The veteran leaves his home to run a quick errand to the grocery store. He jumps into his vehicle and starts heading down the road. About two miles from home his mind goes blank. The veteran has forgotten where he was going. The veteran starts worrying, forgetting where he is and how he got there. As the veteran starts to go into panic mode, his phone rings. On the other side is his wife, reminding him to pick up milk at the grocery store. He frantically writes down his destination on his dri-erase board so as not to forget again.
The phone ringing is no coincidence. It is an action from a worried and caring wife looking after her husband who sustained a severe head injury over in Afghanistan from an improvised explosive device. Returning veterans suffering from brain injuries from these devices need specialized care from experienced doctors and infinite support from family and friends.
Traumatic brain injury, also known as TBI, develops when sudden trauma causes damage to the brain. TBI is a result of an object abruptly and violently hitting the head, or when an object pierces the skull and damages brain tissue. Symptoms of TBI, depending on the extent of damage to the brain, can range from mild, moderate, or severe. TBI can result in short or long term problems with daily activities and living such as school, work, or running basic errands.
Many symptoms of TBI deal with the speaking and thinking process of the brain. The veteran can experience mild to severe headaches; difficulty concentrating on tasks; slowness in thinking, speaking, or reading, and getting lost or easily confused. Signs and symptoms can be subtle and the veteran may look fine even though they act and feel differently. The functional changes that could result from TBI are thinking, sensation, language, and emotion.
Among surviving service members of Iraq and Afghanistan, TBI appears to account for a larger extent of casualties than in other recent U.S. wars. According to the United States Institute of Surgical Research, “approximately 22 percent of wounded service members from Iraq and Afghanistan who have transited through Landstuhl Regional Medical Center have had injuries to the head area.” The true magnitude of these wounds is probably higher because some closed brain injuries are not diagnosed in a timely manner.
Body armor and Kevlar helmets shield the service member from bullets and shrapnel and has effectively improved the overall survival rate, but the helmet does not protect the face. The helmet also does not protect the wearer against the concussion of a blast. Most brain injuries are produced by improvised explosive devices in which the pressure shifts and causes concussions or contusions.

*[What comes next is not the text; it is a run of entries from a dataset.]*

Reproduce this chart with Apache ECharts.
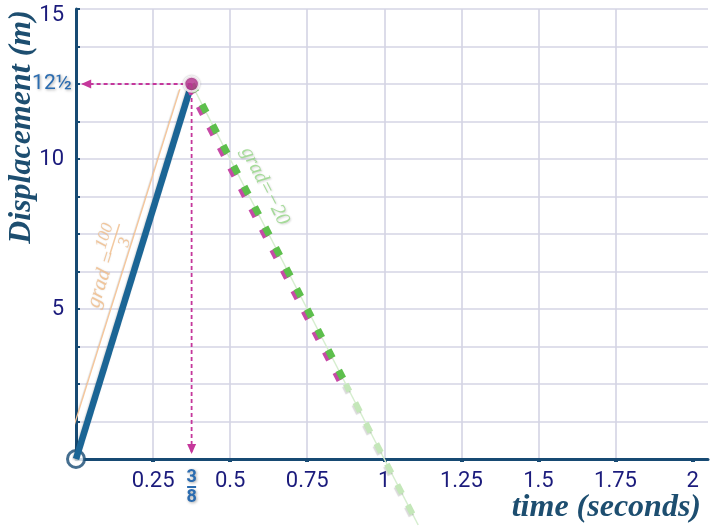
<!DOCTYPE html>
<html><head><meta charset="utf-8">
<script src="https://cdn.jsdelivr.net/npm/echarts@6/dist/echarts.min.js"></script>
<style>html,body{margin:0;padding:0;background:#fff}#c{width:720px;height:526px}</style>
</head><body><div id="c"></div>
<script>
// ---- data ----
const xLabelValues = [0.25, 0.375, 0.5, 0.75, 1, 1.25, 1.5, 1.75, 2];
const xTickValues = [0.25, 0.5, 0.75, 1, 1.25, 1.5, 1.75, 2];
const yLabelValues = [5, 10, 12.5, 15];
const origin = [[0, 0]];
const peak = [[0.375, 12.5]];
const riseLine = [[0, 0], [0.375, 12.5]];
const fallBold = [[0.375, 12.5], [0.875, 2.5]];
const fallFaint = [[0.875, 2.5], [1.11, -2.2]];
const fallFull = [[0.375, 12.5], [1.11, -2.2]];
const gradGuide = [[-0.026, 0.47], [0.337, 12.33]];
const hArrow = [[0.375, 12.5], [0.02, 12.5]];
const vArrow = [[0.375, 12.5], [0.375, 0.2]];
const riseLabelAt = [[0.1, 6.5]];
const fallLabelAt = [[0.613, 9.1]];

const navy = '#174a73';
const labelNavy = '#1b1b7c';
const magenta = '#c5379b';
const shadowTxt = {textShadowColor: 'rgba(0,0,0,0.35)', textShadowBlur: 3, textShadowOffsetX: 1, textShadowOffsetY: 1};
const orangeTxt = '#f0bb88';

const chart = echarts.init(document.getElementById('c'), null, {renderer: 'canvas'});
const noClip = {clip: false, silent: true, animation: false};

chart.setOption({
  animation: false,
  backgroundColor: '#fff',
  grid: {left: 76, right: 12, top: 9, bottom: 67, containLabel: false},
  xAxis: {
    type: 'value', min: 0, max: 2.05, interval: 0.125,
    axisLine: {show: true, onZero: false, lineStyle: {color: navy, width: 3}},
    axisTick: {show: true, customValues: xTickValues, length: 3, inside: false, lineStyle: {color: navy, width: 4}},
    axisLabel: {
      show: true, customValues: xLabelValues, margin: 11,
      color: labelNavy, fontFamily: 'Roboto', fontSize: 22,
      formatter: function (v) {
        if (Math.abs(v - 0.375) < 1e-9) return '{n|3}\n{bar|}\n{d|8}';
        return String(v);
      },
      rich: {
        n: Object.assign({fontFamily: 'Roboto', fontSize: 18, fontWeight: 'bold', color: '#2b6cb0', lineHeight: 15, align: 'center'}, shadowTxt),
        bar: {width: 9, height: 2, backgroundColor: '#2b6cb0', lineHeight: 4, align: 'center'},
        d: Object.assign({fontFamily: 'Roboto', fontSize: 18, fontWeight: 'bold', color: '#2b6cb0', lineHeight: 17, align: 'center'}, shadowTxt)
      }
    },
    splitLine: {show: true, showMaxLine: false, lineStyle: {color: '#d4d4e4', width: 1.6}}
  },
  yAxis: {
    type: 'value', min: 0, max: 15, interval: 1.25,
    axisLine: {show: true, onZero: false, lineStyle: {color: navy, width: 3}},
    axisTick: {show: true, length: 4, inside: true, lineStyle: {color: navy, width: 2}},
    axisLabel: {
      show: true, customValues: yLabelValues, margin: 4,
      color: labelNavy, fontFamily: 'Roboto', fontSize: 22,
      formatter: function (v) {
        if (Math.abs(v - 12.5) < 1e-9) return '{b|12½}';
        if (v === 15) return '{t|15}';
        return '{v|' + v + '}';
      },
      rich: {
        b: Object.assign({fontFamily: 'Roboto', fontSize: 21, color: '#2b6cb0'}, shadowTxt),
        t: {fontFamily: 'Roboto', fontSize: 22, color: labelNavy, padding: [12, 8, 0, 0]},
        v: {fontFamily: 'Roboto', fontSize: 22, color: labelNavy, padding: [0, 8, 0, 0]}
      }
    },
    splitLine: {show: true, lineStyle: {color: '#d4d4e4', width: 1.6}}
  },
  graphic: [
    {type: 'text', x: 22, y: 127, rotation: Math.PI / 2, z: 1,
     style: {text: 'Displacement (m)', font: 'italic bold 32px "Liberation Serif"', fill: '#1d4e70',
             textAlign: 'center', textVerticalAlign: 'middle',
             shadowColor: 'rgba(0,0,0,0.35)', shadowBlur: 3, shadowOffsetX: 2, shadowOffsetY: 2}},
    {type: 'text', x: 701, y: 508, z: 10,
     style: {text: 'time (seconds)', font: 'italic bold 32px "Liberation Serif"', fill: '#1d4e70',
             textAlign: 'right', textVerticalAlign: 'middle',
             shadowColor: 'rgba(0,0,0,0.35)', shadowBlur: 3, shadowOffsetX: 2, shadowOffsetY: 2}}
  ],
  series: [
    Object.assign({type: 'line', data: gradGuide, symbol: 'none', z: 2,
      lineStyle: {color: '#f6c598', width: 1.3, shadowColor: 'rgba(0,0,0,0.15)', shadowBlur: 1, shadowOffsetX: -1, shadowOffsetY: 1}}, noClip),
    Object.assign({type: 'scatter', data: origin, symbol: 'circle', symbolSize: 17, z: 3,
      itemStyle: {color: '#fff', borderColor: navy, borderWidth: 3}}, noClip),
    Object.assign({type: 'line', data: riseLine, symbol: 'none', z: 4,
      lineStyle: {color: '#1b6595', width: 6.5, cap: 'butt', shadowColor: 'rgba(0,0,0,0.18)', shadowBlur: 2, shadowOffsetX: -1, shadowOffsetY: 1}}, noClip),
    Object.assign({type: 'line', data: fallFull, symbol: 'none', z: 3,
      lineStyle: {color: '#d6eecf', width: 1.5}}, noClip),
    Object.assign({type: 'line', data: fallFaint, symbol: 'none', z: 4,
      lineStyle: {color: '#c4e7b9', width: 6, type: [10, 13], dashOffset: 2, cap: 'butt', shadowColor: 'rgba(0,0,0,0.15)', shadowBlur: 1, shadowOffsetX: -1, shadowOffsetY: 2}}, noClip),
    Object.assign({type: 'line', data: fallBold, symbol: 'none', z: 5,
      lineStyle: {color: '#5dbf4c', width: 7, type: [9, 14], cap: 'butt', shadowColor: '#c64aa6', shadowBlur: 0, shadowOffsetX: -3, shadowOffsetY: 2}}, noClip),
    Object.assign({type: 'line', data: hArrow, symbol: 'none', z: 6,
      lineStyle: {color: magenta, width: 1.8, type: [4, 3]}}, noClip),
    Object.assign({type: 'line', data: vArrow, symbol: 'none', z: 6,
      lineStyle: {color: magenta, width: 1.8, type: [4, 3]},
      markPoint: {silent: true, symbol: 'triangle', symbolSize: [9, 10], symbolRotate: 180,
        itemStyle: {color: magenta}, label: {show: false},
        data: [{coord: vArrow[1], symbolOffset: [0, -4]}]}}, noClip),
    Object.assign({type: 'line', data: [], symbol: 'none', z: 6,
      markPoint: {silent: true, symbol: 'triangle', symbolSize: [9, 10], symbolRotate: 90,
        itemStyle: {color: magenta}, label: {show: false},
        data: [{coord: hArrow[1], symbolOffset: [4, 0]}]}}, noClip),
    Object.assign({type: 'scatter', data: peak, symbol: 'circle', symbolSize: 15, z: 7,
      itemStyle: {color: '#c03a98', borderColor: '#fff', borderWidth: 2.5, shadowColor: 'rgba(0,0,0,0.3)', shadowBlur: 2}}, noClip),
    Object.assign({type: 'scatter', data: riseLabelAt, symbolSize: 1, z: 8,
      itemStyle: {color: 'rgba(0,0,0,0)'},
      label: {show: true, position: 'inside', rotate: 72.5,
        formatter: '{s|}{n|100}\n{a|grad =}{bar|}\n{s|}{d|3}',
        rich: {
          s: {width: 52, lineHeight: 15},
          n: {width: 32, align: 'center', fontFamily: 'Liberation Serif', fontStyle: 'italic', fontSize: 17, color: orangeTxt, lineHeight: 15,
              textShadowColor: 'rgba(0,0,0,0.15)', textShadowBlur: 2},
          a: {width: 52, fontFamily: 'Liberation Serif', fontStyle: 'italic', fontSize: 21, color: orangeTxt, lineHeight: 6,
              textShadowColor: 'rgba(0,0,0,0.15)', textShadowBlur: 2},
          bar: {width: 32, height: 1.5, backgroundColor: orangeTxt, lineHeight: 6},
          d: {width: 32, align: 'center', fontFamily: 'Liberation Serif', fontStyle: 'italic', fontSize: 17, color: orangeTxt, lineHeight: 15,
              textShadowColor: 'rgba(0,0,0,0.15)', textShadowBlur: 2}
        }}}, noClip),
    Object.assign({type: 'scatter', data: fallLabelAt, symbolSize: 1, z: 8,
      itemStyle: {color: 'rgba(0,0,0,0)'},
      label: {show: true, position: 'inside', rotate: -62.8,
        formatter: 'grad=−20',
        fontFamily: 'Liberation Serif', fontStyle: 'italic', fontSize: 20, color: '#92d483',
        textShadowColor: 'rgba(0,0,0,0.2)', textShadowBlur: 2, textShadowOffsetX: 1, textShadowOffsetY: 1}}, noClip)
  ]
});
</script>
</body></html>
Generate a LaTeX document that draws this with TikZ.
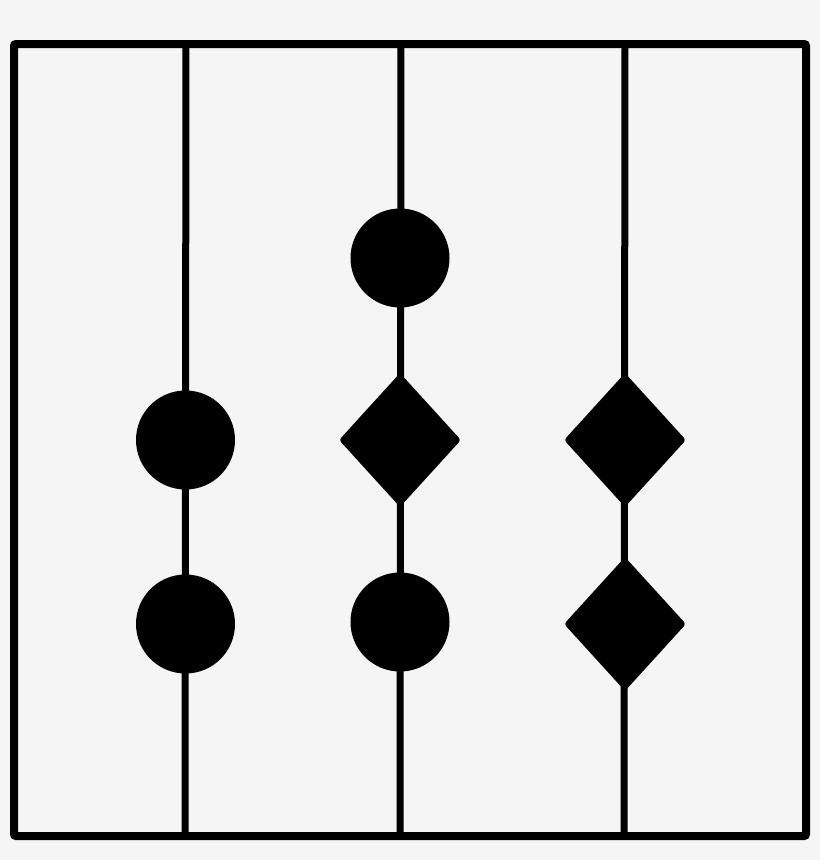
\documentclass[tikz,border=0pt]{standalone}
\usetikzlibrary{shapes.geometric}
\definecolor{bg}{HTML}{F5F5F5}
\tikzset{
  bead/.style={circle,fill=black,inner sep=0pt,minimum size=99pt},
  gem/.style={diamond,fill=black,inner sep=0pt,minimum width=122pt,minimum height=134pt,rounded corners=3pt},
  rod/.style={line width=7pt},
  frame/.style={line width=8pt,rounded corners=2pt}
}
\begin{document}
\begin{tikzpicture}[x=1pt,y=-1pt]
\fill[bg] (0,0) rectangle (820,860);
\useasboundingbox (0,0) rectangle (820,860);
% rod end points
\coordinate (t1) at (186,44);
\coordinate (b1) at (185,836);
\coordinate (t2) at (401,44);
\coordinate (b2) at (400,836);
\coordinate (t3) at (625,44);
\coordinate (b3) at (624,836);
\draw[rod] (t1) -- (b1);
\draw[rod] (t2) -- (b2);
\draw[rod] (t3) -- (b3);
\node[bead] (c11) at (185.5,440) {};
\node[bead] (c12) at (185.5,624) {};
\node[bead] (c21) at (400,258) {};
\node[gem] (d21) at (400,440) {};
\node[bead] (c22) at (400,622) {};
\node[gem] (d31) at (625,440) {};
\node[gem] (d32) at (625,624) {};
\draw[frame] (14,44) rectangle (806,836);
\end{tikzpicture}
\end{document}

When U.S. service members in Iraq and Afghanistan receive serious brain injuries, they immediately receive medical care on the battlefield and are then medically evacuated to support hospitals for further treatment and stabilization. Depending on the severity and once stabilized, service members are then transported to one of eight participating U.S. hospitals for further assessment and treatment.
Recovering from a traumatic brain injury can complicate the rehabilitation process because the brain injury affects mood and cognitive function. Service members with TBI may take longer to recover and overcome the lingering effects than recovering from other wounds. The problem with TBI is that it cannot be seen by the untrained eye. Unlike other wounds, service members’ personalities are not the same after a traumatic brain injury and they may never be the same. Not all combat wounds are visible.